There is much more to think about, but I can see that despite the human bent toward sin and depravity, God never abandons us. In fact, He sent His Son to free us from our enslavement to sin. That’s Good News.

In this week’s reading, we are introduced to the fourth judge, the prophet Deborah, who was a wise charismatic leader. She acted as God’s spokesperson in matters of national importance and social disputes.

“The Israelites again did what was evil in the sight of the Lord,” and because of their sin, King Jabin of Canaan oppresses them for 20 years. The Israelites cried out to the Lord for help. They came to the Deborah. Speaking for God, Deborah summoned Barak to raise an army of 10,000 men to fight the enemy. She tells him that the Lord will give him victory over Sisera, the commander of Jabin’s army. The lectionary stops there, but Barak refuses to go unless Deborah accompanies the army. She complies and the Israelites destroy Sisera’s army. The victory is celebrated in the Song of Deborah (5:1-31), which could well be the earliest example of Hebrew poetry.
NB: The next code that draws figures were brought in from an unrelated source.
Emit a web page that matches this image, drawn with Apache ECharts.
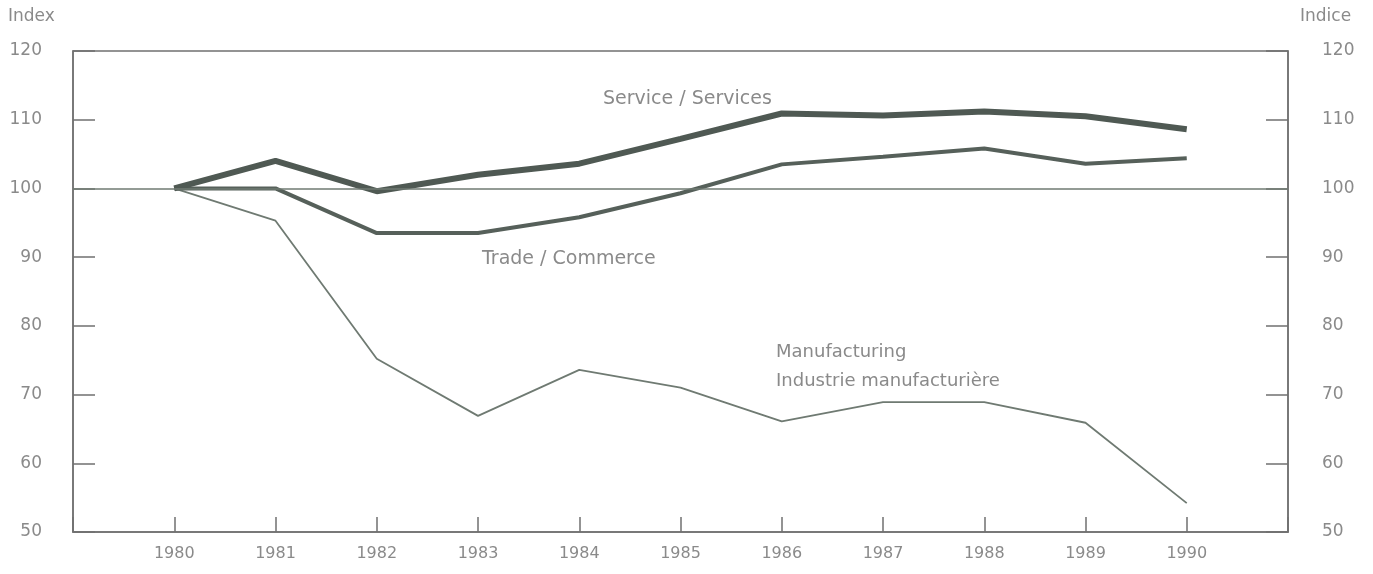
<!DOCTYPE html>
<html>
<head>
<meta charset="utf-8">
<script src="https://cdn.jsdelivr.net/npm/echarts@6/dist/echarts.min.js"></script>
<style>
html,body{margin:0;padding:0;background:#ffffff;}
#chart{width:1373px;height:574px;}
</style>
</head>
<body>
<div id="chart"></div>
<script>
var years = [1980, 1981, 1982, 1983, 1984, 1985, 1986, 1987, 1988, 1989, 1990];
var services = [100, 104.0, 99.6, 102.0, 103.6, 107.2, 110.9, 110.6, 111.2, 110.5, 108.6];
var trade = [100, 100, 93.5, 93.5, 95.8, 99.3, 103.5, 104.6, 105.8, 103.6, 104.4];
var manufacturing = [100, 95.3, 75.2, 66.9, 73.6, 71.0, 66.1, 68.9, 68.9, 65.9, 54.2];
var yTicks = [50, 60, 70, 80, 90, 100, 110, 120];
var labelsText = {
  services: 'Service / Services',
  trade: 'Trade / Commerce',
  manuf1: 'Manufacturing',
  manuf2: 'Industrie manufacturière',
  left: 'Index',
  right: 'Indice'
};

function pairs(vals) {
  return years.map(function (y, i) { return [y, vals[i]]; });
}

var chart = echarts.init(document.getElementById('chart'), null, {renderer: 'canvas'});
var txtColor = '#8a8a8a';
var axisColor = '#707070';
var fontFam = 'DejaVu Sans';

var option = {
  backgroundColor: '#ffffff',
  animation: false,
  grid: {
    left: 73, right: 85, top: 51, bottom: 42,
    show: true, borderColor: axisColor, borderWidth: 1.5, backgroundColor: 'transparent'
  },
  xAxis: {
    type: 'value', min: 1979, max: 1991, interval: 1,
    axisLine: {show: true, lineStyle: {color: axisColor, width: 1.5}},
    axisTick: {show: true, inside: true, length: 15, lineStyle: {color: axisColor, width: 1.5}},
    splitLine: {show: false},
    axisLabel: {
      color: txtColor, fontFamily: fontFam, fontSize: 16, margin: 14,
      formatter: function (v) { return (v >= 1980 && v <= 1990) ? String(v) : ''; }
    }
  },
  yAxis: [{
    type: 'value', min: 50, max: 120, interval: 10, position: 'left',
    axisLine: {show: true, lineStyle: {color: axisColor, width: 1.5}},
    axisTick: {show: true, inside: true, length: 22, lineStyle: {color: axisColor, width: 1.5}},
    splitLine: {show: false},
    axisLabel: {color: txtColor, fontFamily: fontFam, fontSize: 17, margin: 31}
  }, {
    type: 'value', min: 50, max: 120, interval: 10, position: 'right',
    axisLine: {show: true, lineStyle: {color: axisColor, width: 1.5}},
    axisTick: {show: true, inside: true, length: 22, lineStyle: {color: axisColor, width: 1.5}},
    splitLine: {show: false},
    axisLabel: {color: txtColor, fontFamily: fontFam, fontSize: 17, margin: 34}
  }],
  series: [{
    name: 'Manufacturing', type: 'line', data: pairs(manufacturing),
    symbol: 'none', lineStyle: {color: '#6f7a72', width: 1.8},
    markLine: {
      silent: true, symbol: 'none', label: {show: false},
      lineStyle: {color: '#6f7a72', width: 1.5, type: 'solid'},
      data: [{yAxis: 100}]
    }
  }, {
    name: 'Trade', type: 'line', data: pairs(trade),
    symbol: 'none', lineStyle: {color: '#56605a', width: 4}
  }, {
    name: 'Services', type: 'line', data: pairs(services),
    symbol: 'none', lineStyle: {color: '#4f5953', width: 6}
  }],
  graphic: [
    {type: 'text', left: 603, top: 90, style: {text: labelsText.services, fill: txtColor, font: '19px "DejaVu Sans"'}},
    {type: 'text', left: 482, top: 250, style: {text: labelsText.trade, fill: txtColor, font: '19px "DejaVu Sans"'}},
    {type: 'text', left: 776, top: 343, style: {text: labelsText.manuf1, fill: txtColor, font: '18px "DejaVu Sans"'}},
    {type: 'text', left: 776, top: 372, style: {text: labelsText.manuf2, fill: txtColor, font: '18px "DejaVu Sans"'}},
    {type: 'text', left: 8, top: 8, style: {text: labelsText.left, fill: txtColor, font: '17px "DejaVu Sans"'}},
    {type: 'text', left: 1300, top: 8, style: {text: labelsText.right, fill: txtColor, font: '17px "DejaVu Sans"'}}
  ]
};
chart.setOption(option);
</script>
</body>
</html>
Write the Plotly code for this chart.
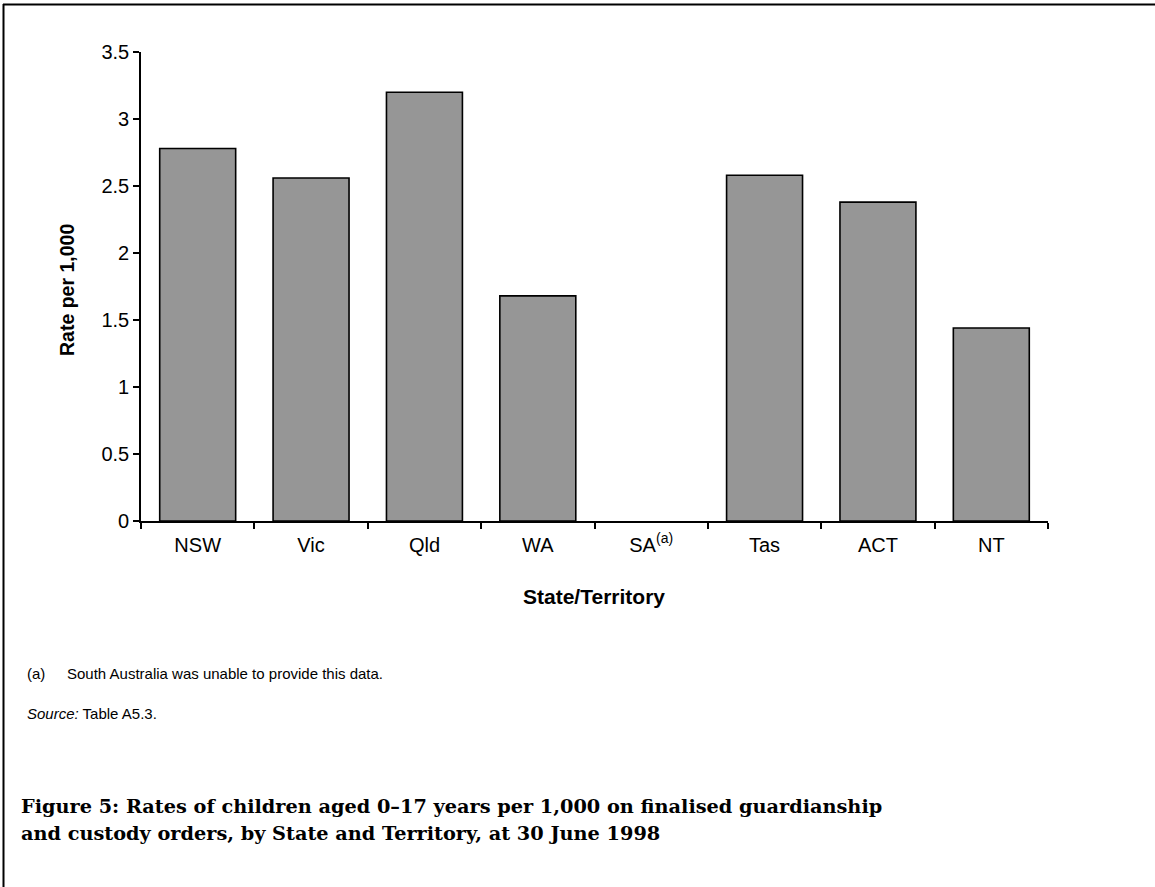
import plotly.graph_objects as go

categories = ["NSW", "Vic", "Qld", "WA", "SA<sup>(a)</sup>", "Tas", "ACT", "NT"]
rates = [2.78, 2.56, 3.20, 1.68, None, 2.58, 2.38, 1.44]
y_ticks = [0, 0.5, 1, 1.5, 2, 2.5, 3, 3.5]
y_tick_labels = ["0", "0.5", "1", "1.5", "2", "2.5", "3", "3.5"]

FONT = "Liberation Sans, Arial, sans-serif"
SERIF = "DejaVu Serif, serif"

W, H = 1155, 887
L, R, T, B = 141, 107, 52, 366

fig = go.Figure()
fig.add_trace(go.Bar(
    x=categories, y=rates,
    marker=dict(color="#969696", line=dict(color="black", width=1.6)),
    width=0.67,
))

fig.update_layout(
    width=W, height=H,
    margin=dict(l=L, r=R, t=T, b=B),
    paper_bgcolor="white", plot_bgcolor="white",
    showlegend=False,
    font=dict(family=FONT, size=20, color="black"),
    xaxis=dict(
        showline=True, linecolor="black", linewidth=1.6,
        ticks="outside", ticklen=6, tickwidth=1.5, tickcolor="black",
        tickson="boundaries", showgrid=False,
        tickfont=dict(family=FONT, size=20),
        ticklabelstandoff=5,
    ),
    yaxis=dict(
        range=[0, 3.5], tickvals=y_ticks, ticktext=y_tick_labels,
        showline=True, linecolor="black", linewidth=1.6,
        ticks="outside", ticklen=6, tickwidth=1.5, tickcolor="black",
        showgrid=False, zeroline=False,
        tickfont=dict(family=FONT, size=20),
    ),
)

pw = W - L - R
ph = H - T - B


def px(x):
    return (x - L) / pw


def py(y):
    return (H - B - y) / ph


def note(text, x, y, size, family=FONT, xanchor="center", angle=0):
    fig.add_annotation(text=text, x=px(x), y=py(y), xref="paper", yref="paper",
                       showarrow=False, xanchor=xanchor, yanchor="middle",
                       textangle=angle, font=dict(family=family, size=size, color="black"))


# Axis titles
note("<b>Rate per 1,000</b>", 67, 290, 19.5, angle=-90)
note("<b>State/Territory</b>", 594, 596, 21)
# Footnotes
note("(a)", 25, 673, 15, xanchor="left")
note("South Australia was unable to provide this data.", 65, 673, 15, xanchor="left")
note("<i>Source:</i> Table A5.3.", 25, 713, 15, xanchor="left")
# Caption (two lines)
note("<b>Figure 5: Rates of children aged 0–17 years per 1,000 on finalised guardianship</b>",
     19, 806, 19.3, family=SERIF, xanchor="left")
note("<b>and custody orders, by State and Territory, at 30 June 1998</b>",
     19, 833, 19.3, family=SERIF, xanchor="left")

# frame (top and left)
fig.add_shape(type="line", xref="paper", yref="paper",
              x0=px(3), x1=px(W), y0=py(4.5), y1=py(4.5),
              line=dict(color="black", width=2))
fig.add_shape(type="line", xref="paper", yref="paper",
              x0=px(3.5), x1=px(3.5), y0=py(4), y1=py(H),
              line=dict(color="black", width=2))

fig.write_html("out.html", config={"displayModeBar": False},
               post_script="document.body.style.margin='0';document.body.style.padding='0';")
Psalm: this week’s psalm is one of the 15 Songs of Ascents. A community lament petitions God for divine mercy. As servants look to their masters and mistresses, Israel looks to God for mercy. Their oppressors have treated them with contempt and scorn for a long time and it’s just too much to bear any longer.

Fresco of Apostle Paul in the church in Zemen monastery, Bulgaria, photographed by Vassia Atanassova . Public domain, via Wikimedia Commons.

Fresco of Apostle Paul, photographed by Vassia Atanassova . Public domain, via Wikimedia Commons.

1 Thessalonians: In last week’s reading, Paul encouraged the Thessalonians that at the end of the age, the faithful who have already died and those who are still alive will both ascend to heaven to be with God forever.

In this week’s reading, Paul tells the Thessalonians that they “know very well that the day of the Lord will come like a thief in the night.” Some of the Thessalonians are worried that they won’t be saved. But Paul reminds them that they are children of the light and children of the day, so they need not fear. They should keep awake and be sober. They should “put on the breastplate of faith and love, and for a helmet the hope of salvation.” Since we live with Christ already, whether we’re alive or dead when he comes again we will live with him forever. In the meantime, follow the advice of the bumper sticker: “Christ is coming; keep busy.”

Matthew: In this week’s reading, Jesus tells the parable of the talents. It has a similar theme as last week’s parable about the wise and foolish bridesmaids—we should be prepared for the coming of the Son of Man. Last week’s reading was about being prepared for the bridegroom’s return. This week’s parable is about how to behave during the period when the Master is absent.

In brief, a man was going on a journey and he entrusted his property to his slaves. “To one he gave five talents, to another two, to another one, to each according to his ability.” When he returned after a long time, he came and settled accounts with them. The first two slaves doubled their talents; they were praised and rewarded.

Parable of the Talents (c. 1400 - 1500). Public domain, via Wikimedia Commons.

Parable of the Talents (c. 1400 – 1500). Public domain, via Wikimedia Commons.

“Well done, good and trustworthy slave; you have been trustworthy in a few things, I will put you in charge of many things; enter into the joy of your master.” The third had been afraid and hid his talent in the ground. He was chastised, and the master said, “As for this worthless slave, throw him into the outer darkness, where there will be weeping and gnashing of teeth”

It’s interesting that the man gave talents to each slave “according to his ability.” The master knew his slaves and had expectations based of their individual ability. And so it is with God. God has entrusted us with the Kingdom. God expects us to develop and grow the gifts for the sake of others. In Partnering with the King, John Hiigel writes:

“The master is angry with his servant for doing nothing at all. The servant’s heart is bitter toward his master. Inaction and loathing feed each other….those who serve God little begin to resent God for expecting them to serve. The very activity that could bring joy becomes something to detest. If we are feeling disgruntled toward God, often the solution is to activate our discipleship, taking up the spiritual disciplines and doing service with fellow disciples….The characteristic of the kingdom is that people who are gaining in the life with God continue to gain more and those who are slipping away risk losing everything.”